■ What is asked: Extract everything from the first line through the line with "ax = fig.add_axes([left", both ends included, except for any pictures.

■ Dataset rows:
++++++++++++++++++++

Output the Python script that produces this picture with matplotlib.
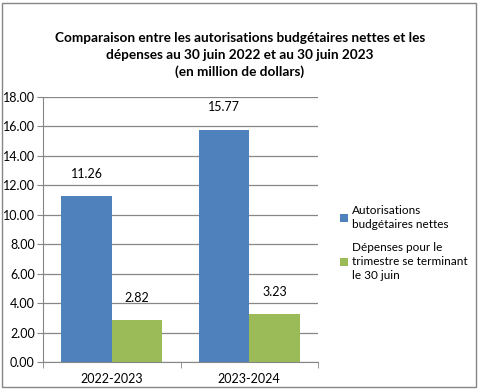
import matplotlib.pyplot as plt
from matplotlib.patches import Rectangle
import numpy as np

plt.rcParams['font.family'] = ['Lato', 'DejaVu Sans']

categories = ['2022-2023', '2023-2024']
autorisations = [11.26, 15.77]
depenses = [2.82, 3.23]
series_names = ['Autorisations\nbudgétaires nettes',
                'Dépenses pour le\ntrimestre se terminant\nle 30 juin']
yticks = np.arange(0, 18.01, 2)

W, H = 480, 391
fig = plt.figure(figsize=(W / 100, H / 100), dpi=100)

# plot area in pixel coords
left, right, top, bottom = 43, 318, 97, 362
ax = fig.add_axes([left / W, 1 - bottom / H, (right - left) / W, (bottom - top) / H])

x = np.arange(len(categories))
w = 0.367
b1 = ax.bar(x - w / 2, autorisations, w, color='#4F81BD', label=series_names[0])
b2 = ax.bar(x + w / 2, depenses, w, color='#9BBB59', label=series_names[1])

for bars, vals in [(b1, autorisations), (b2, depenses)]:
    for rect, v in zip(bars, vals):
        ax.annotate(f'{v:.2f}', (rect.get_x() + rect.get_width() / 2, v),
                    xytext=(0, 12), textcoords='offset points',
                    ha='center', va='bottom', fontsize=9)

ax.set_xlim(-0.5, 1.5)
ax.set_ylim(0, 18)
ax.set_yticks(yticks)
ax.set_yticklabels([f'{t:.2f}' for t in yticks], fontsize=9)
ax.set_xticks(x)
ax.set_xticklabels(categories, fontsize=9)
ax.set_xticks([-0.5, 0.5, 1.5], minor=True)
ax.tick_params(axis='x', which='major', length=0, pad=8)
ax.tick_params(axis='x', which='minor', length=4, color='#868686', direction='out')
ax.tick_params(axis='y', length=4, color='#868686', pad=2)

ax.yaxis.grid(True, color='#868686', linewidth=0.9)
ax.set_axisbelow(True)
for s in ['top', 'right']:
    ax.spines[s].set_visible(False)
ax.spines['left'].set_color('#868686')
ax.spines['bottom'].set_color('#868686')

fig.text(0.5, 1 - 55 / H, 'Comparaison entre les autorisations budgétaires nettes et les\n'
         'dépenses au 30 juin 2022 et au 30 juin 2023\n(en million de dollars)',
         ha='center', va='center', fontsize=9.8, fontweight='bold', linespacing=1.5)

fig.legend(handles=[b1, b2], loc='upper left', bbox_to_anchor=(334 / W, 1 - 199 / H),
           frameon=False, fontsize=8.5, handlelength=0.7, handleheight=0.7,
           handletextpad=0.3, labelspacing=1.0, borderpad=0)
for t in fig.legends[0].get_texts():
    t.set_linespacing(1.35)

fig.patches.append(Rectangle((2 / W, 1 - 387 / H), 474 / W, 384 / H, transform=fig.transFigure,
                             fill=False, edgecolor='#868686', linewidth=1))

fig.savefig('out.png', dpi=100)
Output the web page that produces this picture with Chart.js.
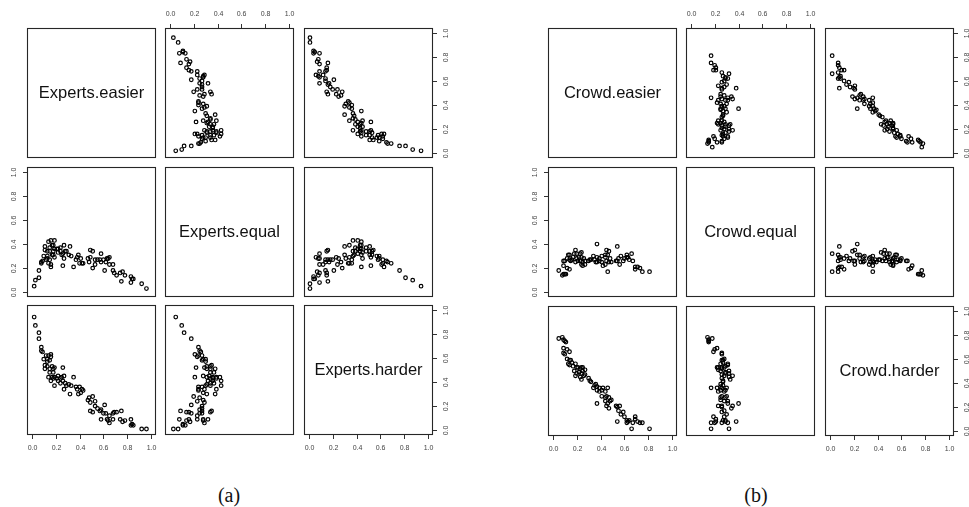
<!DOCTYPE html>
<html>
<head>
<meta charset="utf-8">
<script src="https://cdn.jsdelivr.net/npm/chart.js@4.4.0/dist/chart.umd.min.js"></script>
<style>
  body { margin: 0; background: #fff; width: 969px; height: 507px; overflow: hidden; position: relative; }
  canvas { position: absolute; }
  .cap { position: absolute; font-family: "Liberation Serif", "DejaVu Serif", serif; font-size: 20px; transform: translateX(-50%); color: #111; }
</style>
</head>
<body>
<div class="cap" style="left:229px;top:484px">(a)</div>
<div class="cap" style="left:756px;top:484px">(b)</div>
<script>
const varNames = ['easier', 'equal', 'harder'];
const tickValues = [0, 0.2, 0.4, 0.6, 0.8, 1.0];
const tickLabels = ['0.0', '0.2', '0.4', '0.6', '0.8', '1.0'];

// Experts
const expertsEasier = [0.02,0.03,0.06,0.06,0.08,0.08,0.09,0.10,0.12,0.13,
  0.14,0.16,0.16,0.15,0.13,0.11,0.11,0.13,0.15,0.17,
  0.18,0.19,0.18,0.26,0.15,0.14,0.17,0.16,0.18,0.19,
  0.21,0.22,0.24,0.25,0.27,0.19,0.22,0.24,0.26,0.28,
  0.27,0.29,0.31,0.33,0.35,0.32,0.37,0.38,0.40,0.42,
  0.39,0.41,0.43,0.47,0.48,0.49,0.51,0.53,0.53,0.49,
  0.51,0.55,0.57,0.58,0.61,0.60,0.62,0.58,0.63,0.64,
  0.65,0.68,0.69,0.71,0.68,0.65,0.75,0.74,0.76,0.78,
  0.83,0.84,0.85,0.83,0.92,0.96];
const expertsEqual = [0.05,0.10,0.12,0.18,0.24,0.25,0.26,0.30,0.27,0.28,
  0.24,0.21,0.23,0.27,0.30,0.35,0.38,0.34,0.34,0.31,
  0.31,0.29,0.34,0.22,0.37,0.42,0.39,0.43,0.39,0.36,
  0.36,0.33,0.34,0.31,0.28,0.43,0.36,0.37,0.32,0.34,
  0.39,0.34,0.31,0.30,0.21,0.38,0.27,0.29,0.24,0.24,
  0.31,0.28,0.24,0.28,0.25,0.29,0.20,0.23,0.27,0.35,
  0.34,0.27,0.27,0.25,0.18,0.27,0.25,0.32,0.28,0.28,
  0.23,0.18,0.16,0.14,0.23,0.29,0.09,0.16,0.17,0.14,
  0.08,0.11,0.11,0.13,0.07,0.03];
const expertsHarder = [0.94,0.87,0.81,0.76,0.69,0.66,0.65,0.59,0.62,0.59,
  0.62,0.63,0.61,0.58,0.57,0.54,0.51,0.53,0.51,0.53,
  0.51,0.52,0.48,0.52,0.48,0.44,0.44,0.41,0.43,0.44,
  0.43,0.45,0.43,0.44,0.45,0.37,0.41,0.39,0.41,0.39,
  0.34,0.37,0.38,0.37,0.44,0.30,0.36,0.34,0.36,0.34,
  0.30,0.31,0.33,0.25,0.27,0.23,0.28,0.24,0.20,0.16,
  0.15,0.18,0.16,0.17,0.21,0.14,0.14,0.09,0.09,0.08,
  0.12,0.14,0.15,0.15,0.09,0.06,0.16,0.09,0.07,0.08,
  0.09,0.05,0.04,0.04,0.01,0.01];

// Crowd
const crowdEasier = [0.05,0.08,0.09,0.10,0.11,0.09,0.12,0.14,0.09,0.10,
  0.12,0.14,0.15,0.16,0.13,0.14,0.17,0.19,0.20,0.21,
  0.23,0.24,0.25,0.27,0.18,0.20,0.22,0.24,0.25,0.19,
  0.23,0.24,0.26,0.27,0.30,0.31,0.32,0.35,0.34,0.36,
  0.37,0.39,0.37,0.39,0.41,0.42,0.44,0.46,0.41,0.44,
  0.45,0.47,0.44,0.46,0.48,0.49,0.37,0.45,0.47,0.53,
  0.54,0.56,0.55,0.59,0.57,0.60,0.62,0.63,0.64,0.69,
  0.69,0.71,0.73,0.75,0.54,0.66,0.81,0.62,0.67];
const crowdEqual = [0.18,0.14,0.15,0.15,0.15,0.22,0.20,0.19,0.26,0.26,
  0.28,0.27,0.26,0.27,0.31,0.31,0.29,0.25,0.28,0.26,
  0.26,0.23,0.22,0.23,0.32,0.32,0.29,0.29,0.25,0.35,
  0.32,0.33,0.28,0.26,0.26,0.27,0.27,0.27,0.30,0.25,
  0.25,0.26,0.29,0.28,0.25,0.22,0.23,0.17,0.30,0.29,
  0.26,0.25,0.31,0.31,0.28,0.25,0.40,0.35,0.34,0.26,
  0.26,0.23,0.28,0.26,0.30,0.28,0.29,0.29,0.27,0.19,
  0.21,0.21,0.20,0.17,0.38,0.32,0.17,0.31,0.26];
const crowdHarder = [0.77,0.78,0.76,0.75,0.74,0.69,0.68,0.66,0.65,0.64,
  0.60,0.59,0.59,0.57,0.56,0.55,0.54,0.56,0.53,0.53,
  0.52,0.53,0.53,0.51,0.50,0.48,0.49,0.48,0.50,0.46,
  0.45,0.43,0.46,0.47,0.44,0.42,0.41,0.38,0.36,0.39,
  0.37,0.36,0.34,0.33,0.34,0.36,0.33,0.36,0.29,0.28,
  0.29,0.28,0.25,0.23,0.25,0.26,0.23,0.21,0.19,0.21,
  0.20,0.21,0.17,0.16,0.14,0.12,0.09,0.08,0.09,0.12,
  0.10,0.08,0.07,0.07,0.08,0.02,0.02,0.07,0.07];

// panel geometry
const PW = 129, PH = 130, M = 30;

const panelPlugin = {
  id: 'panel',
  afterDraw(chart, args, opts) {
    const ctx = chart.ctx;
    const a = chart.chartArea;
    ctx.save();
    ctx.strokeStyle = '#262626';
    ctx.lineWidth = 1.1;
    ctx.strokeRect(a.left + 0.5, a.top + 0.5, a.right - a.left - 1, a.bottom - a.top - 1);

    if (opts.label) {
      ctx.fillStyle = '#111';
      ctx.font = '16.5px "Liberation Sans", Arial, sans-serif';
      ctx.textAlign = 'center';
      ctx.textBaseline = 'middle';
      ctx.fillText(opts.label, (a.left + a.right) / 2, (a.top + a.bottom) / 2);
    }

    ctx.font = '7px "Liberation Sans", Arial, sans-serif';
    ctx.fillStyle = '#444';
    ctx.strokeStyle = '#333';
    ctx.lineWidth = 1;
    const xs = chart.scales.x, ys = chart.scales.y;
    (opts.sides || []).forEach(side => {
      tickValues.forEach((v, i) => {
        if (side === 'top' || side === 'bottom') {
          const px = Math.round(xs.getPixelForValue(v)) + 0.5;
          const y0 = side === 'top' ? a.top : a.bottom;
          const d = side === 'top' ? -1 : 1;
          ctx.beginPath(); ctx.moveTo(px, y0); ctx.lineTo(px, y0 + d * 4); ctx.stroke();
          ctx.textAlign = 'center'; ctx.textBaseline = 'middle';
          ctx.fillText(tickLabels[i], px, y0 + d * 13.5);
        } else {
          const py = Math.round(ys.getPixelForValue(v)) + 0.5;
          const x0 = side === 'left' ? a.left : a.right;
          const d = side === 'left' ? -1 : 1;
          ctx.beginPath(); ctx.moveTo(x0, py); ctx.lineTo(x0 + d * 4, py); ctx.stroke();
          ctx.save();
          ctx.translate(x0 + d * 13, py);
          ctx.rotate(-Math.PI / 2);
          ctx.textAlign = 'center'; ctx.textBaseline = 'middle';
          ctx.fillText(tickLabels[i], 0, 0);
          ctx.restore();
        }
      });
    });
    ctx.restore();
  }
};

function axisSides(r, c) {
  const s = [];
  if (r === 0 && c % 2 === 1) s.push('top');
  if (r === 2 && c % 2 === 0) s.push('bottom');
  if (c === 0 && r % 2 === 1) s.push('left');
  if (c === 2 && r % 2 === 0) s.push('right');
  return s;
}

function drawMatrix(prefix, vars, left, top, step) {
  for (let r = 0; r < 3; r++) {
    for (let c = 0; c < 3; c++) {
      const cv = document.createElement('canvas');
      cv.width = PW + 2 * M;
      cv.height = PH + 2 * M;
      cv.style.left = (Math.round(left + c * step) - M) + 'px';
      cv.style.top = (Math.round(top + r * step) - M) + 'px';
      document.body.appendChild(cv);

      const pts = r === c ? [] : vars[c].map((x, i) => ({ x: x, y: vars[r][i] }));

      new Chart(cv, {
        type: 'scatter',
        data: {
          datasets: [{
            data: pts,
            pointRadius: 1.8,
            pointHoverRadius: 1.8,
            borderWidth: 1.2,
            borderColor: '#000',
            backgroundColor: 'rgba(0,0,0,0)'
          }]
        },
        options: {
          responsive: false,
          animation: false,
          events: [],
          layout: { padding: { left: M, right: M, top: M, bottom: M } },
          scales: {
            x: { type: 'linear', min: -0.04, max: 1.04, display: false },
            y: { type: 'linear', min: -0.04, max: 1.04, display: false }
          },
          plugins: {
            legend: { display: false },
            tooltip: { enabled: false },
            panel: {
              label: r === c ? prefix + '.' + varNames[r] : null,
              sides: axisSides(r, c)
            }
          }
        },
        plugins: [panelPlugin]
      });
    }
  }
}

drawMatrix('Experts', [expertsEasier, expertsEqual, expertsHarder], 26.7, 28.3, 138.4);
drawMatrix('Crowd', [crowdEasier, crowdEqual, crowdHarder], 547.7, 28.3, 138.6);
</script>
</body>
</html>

++++++++++++++++++++

■ Task solution:
Output the Python script that produces this picture with matplotlib.
import matplotlib.pyplot as plt
from matplotlib.patches import Rectangle
import numpy as np

plt.rcParams['font.family'] = ['Lato', 'DejaVu Sans']

categories = ['2022-2023', '2023-2024']
autorisations = [11.26, 15.77]
depenses = [2.82, 3.23]
series_names = ['Autorisations\nbudgétaires nettes',
                'Dépenses pour le\ntrimestre se terminant\nle 30 juin']
yticks = np.arange(0, 18.01, 2)

W, H = 480, 391
fig = plt.figure(figsize=(W / 100, H / 100), dpi=100)

# plot area in pixel coords
left, right, top, bottom = 43, 318, 97, 362
ax = fig.add_axes([left / W, 1 - bottom / H, (right - left) / W, (bottom - top) / H])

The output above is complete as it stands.